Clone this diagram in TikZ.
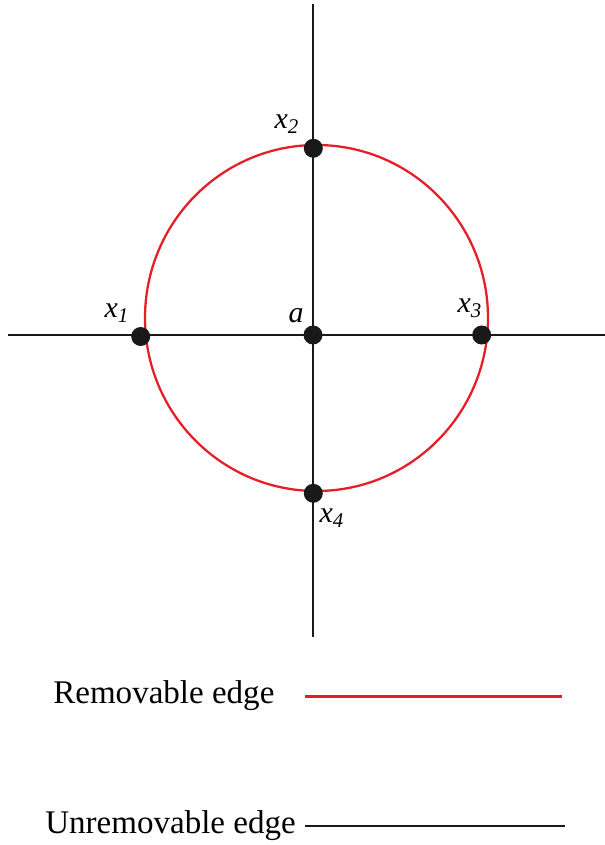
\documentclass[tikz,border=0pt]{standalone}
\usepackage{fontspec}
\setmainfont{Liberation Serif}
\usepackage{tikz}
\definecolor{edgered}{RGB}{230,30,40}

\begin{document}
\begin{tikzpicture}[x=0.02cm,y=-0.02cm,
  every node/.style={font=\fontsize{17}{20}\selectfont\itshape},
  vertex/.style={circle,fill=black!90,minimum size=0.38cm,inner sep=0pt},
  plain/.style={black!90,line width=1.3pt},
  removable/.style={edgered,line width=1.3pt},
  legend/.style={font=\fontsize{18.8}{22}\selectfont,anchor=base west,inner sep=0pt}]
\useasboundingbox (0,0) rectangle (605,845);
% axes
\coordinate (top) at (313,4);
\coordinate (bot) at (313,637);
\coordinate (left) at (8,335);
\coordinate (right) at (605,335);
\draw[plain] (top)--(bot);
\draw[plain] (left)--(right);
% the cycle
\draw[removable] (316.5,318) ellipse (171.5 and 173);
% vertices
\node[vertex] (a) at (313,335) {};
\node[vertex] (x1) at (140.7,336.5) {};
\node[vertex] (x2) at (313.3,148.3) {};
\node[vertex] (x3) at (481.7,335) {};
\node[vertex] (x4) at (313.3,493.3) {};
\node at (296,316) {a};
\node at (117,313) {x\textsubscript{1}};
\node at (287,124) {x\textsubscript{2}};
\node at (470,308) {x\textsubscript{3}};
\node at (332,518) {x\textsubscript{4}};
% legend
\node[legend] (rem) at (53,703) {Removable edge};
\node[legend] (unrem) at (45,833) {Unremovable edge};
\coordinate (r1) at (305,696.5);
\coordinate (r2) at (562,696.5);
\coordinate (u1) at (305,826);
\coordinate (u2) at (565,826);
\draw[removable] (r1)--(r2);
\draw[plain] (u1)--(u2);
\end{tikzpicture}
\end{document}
# # #
● **GIVEN INSTRUCTION**:
Quote the material exactly. Pictures stay out.

● **ANSWER IN FULL**:
Clone this diagram in TikZ.
\documentclass[tikz,border=0pt]{standalone}
\usepackage{fontspec}
\setmainfont{Liberation Serif}
\usepackage{tikz}
\definecolor{edgered}{RGB}{230,30,40}

\begin{document}
\begin{tikzpicture}[x=0.02cm,y=-0.02cm,
  every node/.style={font=\fontsize{17}{20}\selectfont\itshape},
  vertex/.style={circle,fill=black!90,minimum size=0.38cm,inner sep=0pt},
  plain/.style={black!90,line width=1.3pt},
  removable/.style={edgered,line width=1.3pt},
  legend/.style={font=\fontsize{18.8}{22}\selectfont,anchor=base west,inner sep=0pt}]
\useasboundingbox (0,0) rectangle (605,845);
% axes
\coordinate (top) at (313,4);
\coordinate (bot) at (313,637);
\coordinate (left) at (8,335);
\coordinate (right) at (605,335);
\draw[plain] (top)--(bot);
\draw[plain] (left)--(right);
% the cycle
\draw[removable] (316.5,318) ellipse (171.5 and 173);
% vertices
\node[vertex] (a) at (313,335) {};
\node[vertex] (x1) at (140.7,336.5) {};
\node[vertex] (x2) at (313.3,148.3) {};
\node[vertex] (x3) at (481.7,335) {};
\node[vertex] (x4) at (313.3,493.3) {};
\node at (296,316) {a};
\node at (117,313) {x\textsubscript{1}};
\node at (287,124) {x\textsubscript{2}};
\node at (470,308) {x\textsubscript{3}};
\node at (332,518) {x\textsubscript{4}};
% legend
\node[legend] (rem) at (53,703) {Removable edge};
\node[legend] (unrem) at (45,833) {Unremovable edge};
\coordinate (r1) at (305,696.5);
\coordinate (r2) at (562,696.5);
\coordinate (u1) at (305,826);
\coordinate (u2) at (565,826);
\draw[removable] (r1)--(r2);
\draw[plain] (u1)--(u2);
\end{tikzpicture}
\end{document}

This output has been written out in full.